Ce culte si français de la norme et cette méfiance vis-à-vis de la diversité se retrouvent par exemple dans le champ des politiques sociales, aux dépens de la méthode qui privilégierait la recherche d'un accord collectif issu d'une négociation entre partenaires sociaux et fruit de compromis, par nature, laborieux et imparfaits. Le fameux « modèle social français » ne repose-t-il en effet pas sur des valeurs universalistes et ne doit-il pas se traduire par les mêmes règles de droit, par des prestations calculées selon des règles s'imposant à tous? Regardons trois exemples de ce culte de la norme et de la défiance envers les acteurs locaux et sociaux.

D'abord la réduction du temps de travail, un débat dont la France n'a pas eu du tout le monopole. La réflexion a également eu lieu en Allemagne mais s'est traduite par des accords d'entreprise : le fameux accord Volkswagen de 1993, mais plus récemment le recours au temps partiel et au chômage partiel pour amortir le choc récessif de 2008/2009 sans licencier.
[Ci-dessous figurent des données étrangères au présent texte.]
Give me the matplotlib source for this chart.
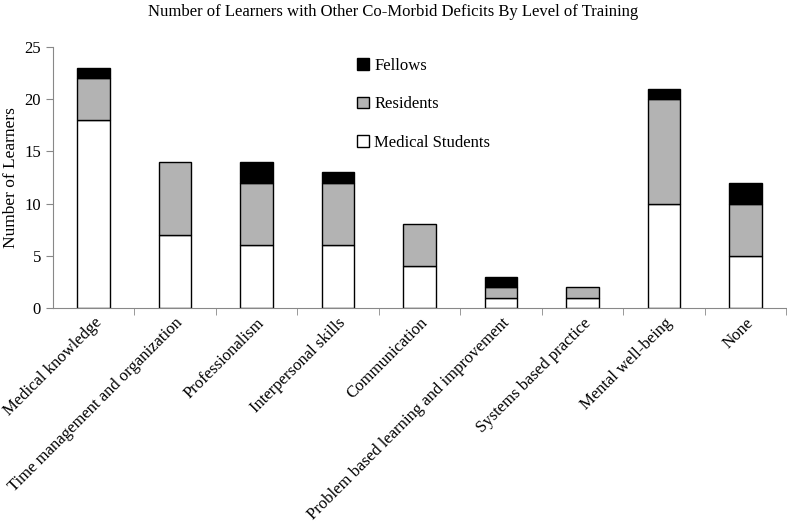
import matplotlib
matplotlib.use('Agg')
from matplotlib import pyplot as plt
import numpy as np

plt.rcParams['font.family'] = ['Liberation Serif', 'DejaVu Serif']

categories = ['Medical knowledge', 'Time management and organization', 'Professionalism',
              'Interpersonal skills', 'Communication', 'Problem based learning and improvement',
              'Systems based practice', 'Mental well-being', 'None']
students = [18, 7, 6, 6, 4, 1, 1, 10, 5]
residents = [4, 7, 6, 6, 4, 1, 1, 10, 5]
fellows = [1, 0, 2, 1, 0, 1, 0, 1, 2]

students = np.array(students)
residents = np.array(residents)
fellows = np.array(fellows)
x = np.arange(len(categories))

fig = plt.figure(figsize=(7.87, 5.32), dpi=100)
ax = fig.add_axes([0.067, 0.421, 0.932, 0.491])

w = 0.4
b1 = ax.bar(x, students, w, color='white', edgecolor='black', linewidth=1, label='Medical Students')
b2 = ax.bar(x, residents, w, bottom=students, color='#b3b3b3', edgecolor='black', linewidth=1, label='Residents')
nz = fellows > 0
b3 = ax.bar(x[nz], fellows[nz], w, bottom=(students + residents)[nz], color='black',
            edgecolor='black', linewidth=1, label='Fellows')

ax.set_xlim(-0.5, len(categories) - 0.5)
ax.set_ylim(0, 25)
ax.set_yticks([0, 5, 10, 15, 20, 25])
ax.set_xticks(x)
ax.set_xticklabels(categories, rotation=45, ha='right', rotation_mode='anchor', fontsize=12)
ax.set_xticks(np.arange(len(categories)) + 0.5, minor=True)
ax.tick_params(axis='x', which='major', length=0, pad=5)
ax.tick_params(axis='x', which='minor', length=5, color='#888888', direction='out')
ax.tick_params(axis='y', length=5, color='#888888', labelsize=12)
for s in ['top', 'right']:
    ax.spines[s].set_visible(False)
for s in ['left', 'bottom']:
    ax.spines[s].set_color('#888888')

ax.set_ylabel('Number of Learners', fontsize=12.5)
fig.text(0.5, 0.977, 'Number of Learners with Other Co-Morbid Deficits By Level of Training',
         ha='center', va='center', fontsize=12)

leg = ax.legend([b3, b2, b1], ['Fellows', 'Residents', 'Medical Students'], frameon=False,
                loc='upper left', bbox_to_anchor=(0.395, 1.015), fontsize=12,
                labelspacing=1.35, handlelength=0.7, handleheight=0.7, handletextpad=0.3)

plt.savefig('out.png', dpi=100)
Ce qu'il y a d'unique en France, c'est d'avoir légiféré pour provoquer une baisse générale  du temps de travail couvrant l'ensemble des salariés quel que soit leur secteur d'activité : entreprises quelle que soit leur taille, secteur privé public ou associatif.

 

Des prestations égales sur tout le territoire 

De même, la politique de décentralisation des politiques d'action sociale a été menée à partir des années 80 selon une méthode paradoxalement centralisatrice. Il s'agit en réalité d'une simple déconcentration départementale du paiement de prestations comme le RMI/RSA ou l'allocation personnalisé dépendance. Les conseils généraux n'ont aucun pouvoir pour adapter le montant et les conditions d'attribution des prestations qui, au nom du sacro-saint principe de l'égalité de traitement, doivent être égales sur tout le territoire.

Enfin concernant la représentation des salariés dans les entreprises, la loi ou le règlement définissent là encore de manière extraordinairement précise, non seulement les instances de représentation, mais également toutes les modalités de fonctionnement, le nombre, la périodicité des réunions etc...
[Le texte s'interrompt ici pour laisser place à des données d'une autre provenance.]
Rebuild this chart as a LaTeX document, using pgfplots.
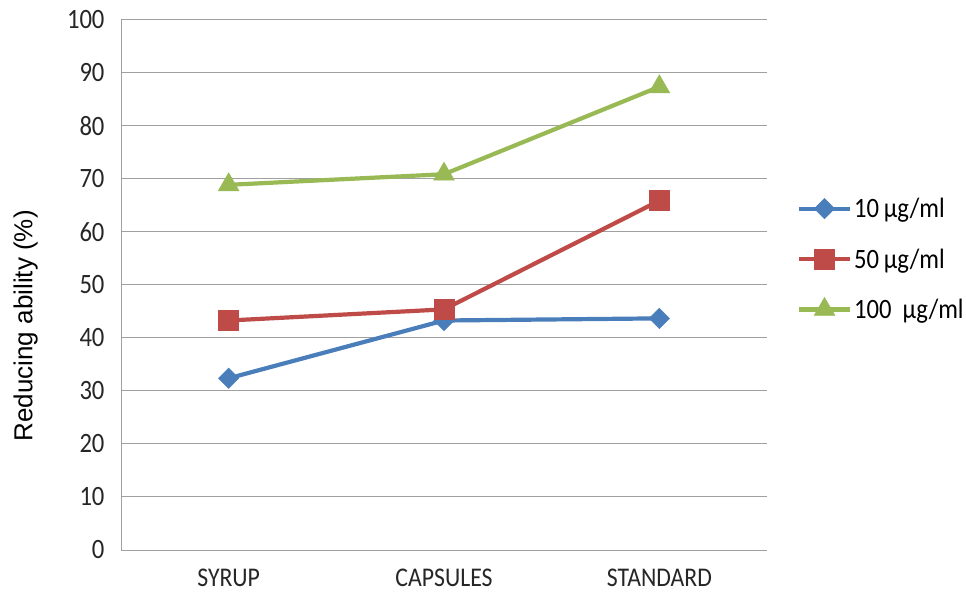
\documentclass[border=0pt]{standalone}
\usepackage{pgfplots}
\pgfplotsset{compat=1.18}
\usepackage{fontspec}
\setmainfont{Carlito}
\newfontfamily\lblfont[FakeStretch=0.88]{Carlito}
\newfontfamily\arialfont{Liberation Sans}

\definecolor{sblue}{RGB}{74,126,187}
\definecolor{sred}{RGB}{190,75,72}
\definecolor{sgreen}{RGB}{152,185,84}
\definecolor{gridgray}{RGB}{160,160,160}

\begin{document}
\begin{tikzpicture}
\useasboundingbox (0,0) rectangle (966bp,594bp);
\begin{axis}[
  at={(121bp,44bp)}, anchor=south west,
  scale only axis, width=646bp, height=530bp,
  xmin=-0.5, xmax=2.5, ymin=0, ymax=100,
  xtick={0,1,2}, xticklabels={SYRUP,CAPSULES,STANDARD},
  ytick={0,10,...,100},
  axis x line*=bottom, axis y line*=left,
  axis line style={draw=gridgray, line width=1bp, -},
  ymajorgrids, grid style={draw=gridgray, line width=1bp},
  major tick length=0pt,
  tick label style={font=\lblfont\fontsize{28bp}{32bp}\selectfont, text=black!85},
  xticklabel style={inner sep=0pt, yshift=-19bp, font=\lblfont\fontsize{27bp}{30bp}\selectfont},
  yticklabel style={xshift=-13bp},
  /pgf/number format/assume math mode=true,
  ylabel={\arialfont Reducing ability (\%)},
  ylabel style={font=\fontsize{26bp}{30bp}\selectfont, at={(-111bp,0.423)}, anchor=north, rotate=0},
  legend style={draw=none, fill=none, at={(1.046,0.668)}, anchor=north west,
    font=\lblfont\fontsize{28bp}{32bp}\selectfont, row sep=25.5bp, inner sep=0pt,
    /tikz/every even column/.append style={column sep=4bp}},
  legend cell align=left,
  legend image code/.code={\draw[mark repeat=2,mark phase=2] plot coordinates {(0bp,0bp) (25.5bp,0bp) (51bp,0bp)};},
  every axis plot/.append style={line width=4.2bp},
  clip=false,
]
\addplot[color=sblue, mark=square*, mark size=7.2bp, mark options={rotate=45, line width=0.5bp, fill=sblue}]
  coordinates {(0,32.4) (1,43.3) (2,43.7)};
\addlegendentry{10\,µg/ml}
\addplot[color=sred, mark=square*, mark size=10bp, mark options={line width=0.5bp, fill=sred}]
  coordinates {(0,43.3) (1,45.4) (2,65.9)};
\addlegendentry{50\,µg/ml}
\addplot[color=sgreen, mark=triangle*, mark size=12bp, mark options={line width=0.5bp, fill=sgreen}]
  coordinates {(0,68.9) (1,70.9) (2,87.4)};
\addlegendentry{100\ \ µg/ml}
\end{axis}
\end{tikzpicture}
\end{document}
Cette conception de la norme décidée et imposée au niveau central est le symbole d'une société verticalisée et statutaire entrée dans un cercle vicieux où la norme générale ne laisse que peu d'autonomie aux acteurs et génère structurellement de la défiance amenant certains d'entre eux à demander encore plus de norme. Compte-tenu des difficultés structurelles [actuelles] du pays, peut-être le moment est venu de privilégier efficacité et pragmatisme, et pour cela de renoncer à des normes et politiques tombées d'en haut, de s'en remettre enfin à des véritables évaluations des politiques publiques et d'accepter qu'à des situations différentes correspondent vraiment des politiques différenciées décidées par les parties prenantes elles-mêmes.